For people in this situation - with no skills, no prospects of gaining any, and facing a future of working poverty or life on benefits - it's easy to see why so many say 'fuck it, I'm having that telly over there seeing as person X has already broken the window'. It's not an excuse or justification but we have to understand or 'senseless violence' may as well mean 'violence we can do nothing about and therefore have to accept'.

Like I said earlier, I'm all for harsh punishments, but unless we take the trouble to learn from this and understand it, it will happen again. We'll all have to pay more taxes to fund the police and courts as a result. But wouldn't it be better to pay more taxes to fund a better, fairer society where people work harder because it actually achieves something? For far too many people today hard work doesn't net them any rewards because their social position is conspiring against it at every opportunity. That's what needs to change.

kamarastar · 11/08/2011 13:39

Well said eric with you on all your points.

sunshineandbooks · 11/08/2011 13:42

And can we please stop laying the blame at the feet of teenage single mothers. They only account for 2% of single parents anyway.

Most single mothers are mid-30s, divorced and working.

youarekidding · 11/08/2011 13:42

I agree people need to be punished, but we often argue on MN about punishing children and it should be an oppotunity to show them the right way. I think maybe we as society need to consider how to show the looters the right way, and I'm pretty sure they know riots/ looting is the wrong way, but to get to the point you don't give a shit about other human beings is worrying.

Morloth · 11/08/2011 13:45

But if the the UK is truly a democracy, there will have to be a change towards harsher penalties if that is what the majority wants.

Democracy isn't that different to mob rule.

I get the calls for calm and letting the current justice system do its thing, but I also get the frustration many people are feeling at its lack of teeth.

To ignore how angry people are and call them stupid is as dangerous and ill thought out as calling for hangings etc.

CupcakesandTwunting · 11/08/2011 13:46

"This is pure conjecture, but I think if my car had been set alight and my house broken into and looted, I would also be thinking 'feral rats, string em up!" Just sayin.
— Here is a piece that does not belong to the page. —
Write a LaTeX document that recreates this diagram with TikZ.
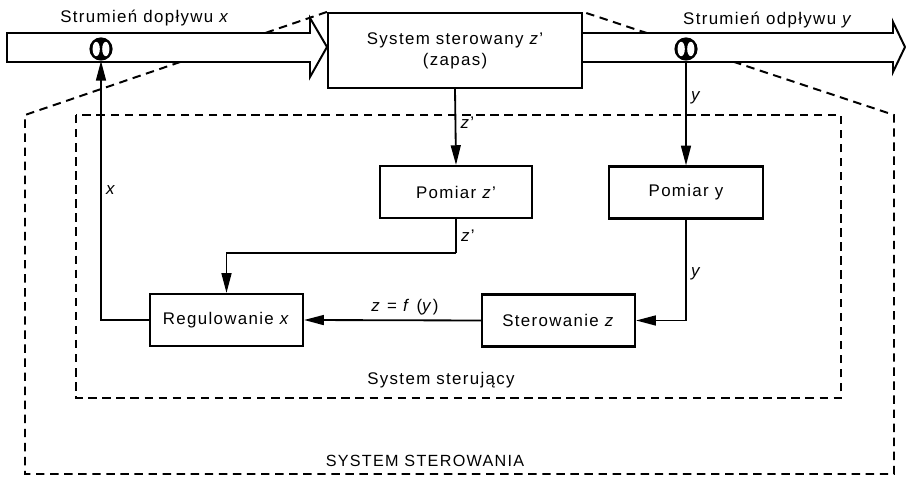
\documentclass[tikz,border=0pt]{standalone}
\usepackage{fontspec}
\setmainfont{Liberation Sans}[LetterSpace=8]
\usetikzlibrary{arrows.meta,calc}
\tikzset{
  blok/.style={draw, line width=1.5pt, fill=white, minimum height=1.3cm, inner sep=2pt,
    font=\fontsize{12}{15}\selectfont, align=center},
  pol/.style={line width=1.3pt, -{Triangle[length=14pt,width=7pt]}},
  lin/.style={line width=1.3pt},
  lbl/.style={font=\fontsize{12}{14}\selectfont, inner sep=3pt},
  granica/.style={line width=1.4pt, dash pattern=on 6pt off 4pt},
  pasmo/.style={line width=1.4pt, fill=white, line join=miter},
  zawor/.style={circle, fill=black, minimum size=0.58cm, inner sep=0pt,
    path picture={
      \fill[white] ([xshift=-1.2mm]path picture bounding box.center) ellipse (0.9mm and 1.8mm);
      \fill[white] ([xshift=1.2mm]path picture bounding box.center) ellipse (0.9mm and 1.8mm);
    }},
}
\begin{document}
\begin{tikzpicture}[x=0.025cm, y=-0.025cm]
  \useasboundingbox (0,0) rectangle (906,477);

  % Bloki
  \node[blok, minimum width=6.35cm, minimum height=1.875cm] (sys) at (455,50.5)
    {System sterowany \textit{z}'\\(zapas)};
  \node[blok, minimum width=3.8cm] (pz) at (456,192) {Pomiar \textit{z}'};
  \node[blok, minimum width=3.85cm] (py) at (686,192.5) {Pomiar y};
  \node[blok, minimum width=3.825cm] (reg) at (226.5,320) {Regulowanie \textit{x}};
  \node[blok, minimum width=3.825cm] (ster) at (558.5,320.5) {Sterowanie \textit{z}};

  % Granice systemow
  \draw[granica] (sys.north west) -- (25,115) -- (25,474) -- (894,474) -- (894,115) -- (sys.north east);
  \draw[granica] (76,115) rectangle (841,398);
  \node[lbl] (sterujacy) at (441,380) {System sterujący};
  \node[lbl, font=\fontsize{11.5}{14}\selectfont] (sterowania) at (425,461) {SYSTEM STEROWANIA};

  % Strumienie
  \draw[pasmo] (7,33) -- (310,33) -- (310,18) -- (327,47) -- (310,77) -- (310,62) -- (7,62) -- cycle;
  \draw[pasmo] (sys.east |- 0,33) -- (893,33) -- (893,22) -- (905,47) -- (893,72) -- (893,62) -- (sys.east |- 0,62);
  \node[zawor] (vin) at (101,49) {};
  \node[zawor] (vout) at (686,49) {};
  \node[lbl] (dop) at (145,18) {Strumień dopływu \textit{x}};
  \node[lbl] (odp) at (768,20) {Strumień odpływu \textit{y}};

  % Polaczenia
  \draw[pol] (sys.south) -- node[lbl, right, pos=0.44] {\textit{z}'} (pz.north);
  \draw[pol] (vout.south) -- node[lbl, right, pos=0.35] {\textit{y}} (py.north);
  \coordinate (zb) at (456,253);
  \draw[lin] (pz.south) -- node[lbl, right] {\textit{z}'} (zb);
  \draw[pol] (zb) -| (reg.north);
  \draw[pol] (py.south) |- node[lbl, right, pos=0.27] {\textit{y}} (ster.east);
  \draw[pol] (ster.west) -- node[lbl, above, pos=0.43] {\textit{z} = \textit{f} (\textit{y})} (reg.west -| reg.east);
  \draw[pol] (reg.west) -| node[lbl, right, pos=0.75] {\textit{x}} (vin.south);
\end{tikzpicture}
\end{document}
Doesn't mean I actually want to see hanging brought back for vandalism and theft - but it would be an understandable emotional reaction surely?"

Yep. It's pure anger. I saw a lady on the news who is an owner of a hair salon in Croydon that got smashed up. She was so angry and who can blame her? She branded them "feral rats". Her business has just been obliterated, for what? Do we really expect her to be wringing her hands and saying "Well, there goes my livelihood but I'm sure they had their reasons..."?

Mishy1234 · 11/08/2011 13:47

I don't think people who have these opinions are 'thick' OP, but I do think they are very reactive and not thinking anything through.

I don't pretend to know the answer, but I do know it's not to take away benefits, housing etc.

Like most people I'm extremely angry about what has happened in London and other cities. We need to put some serious thought into these issues as a nation and not expect the government to produce the magic bullet. Yes, it's going to take money (lots of it), but a complete change in attitude from ALL of us.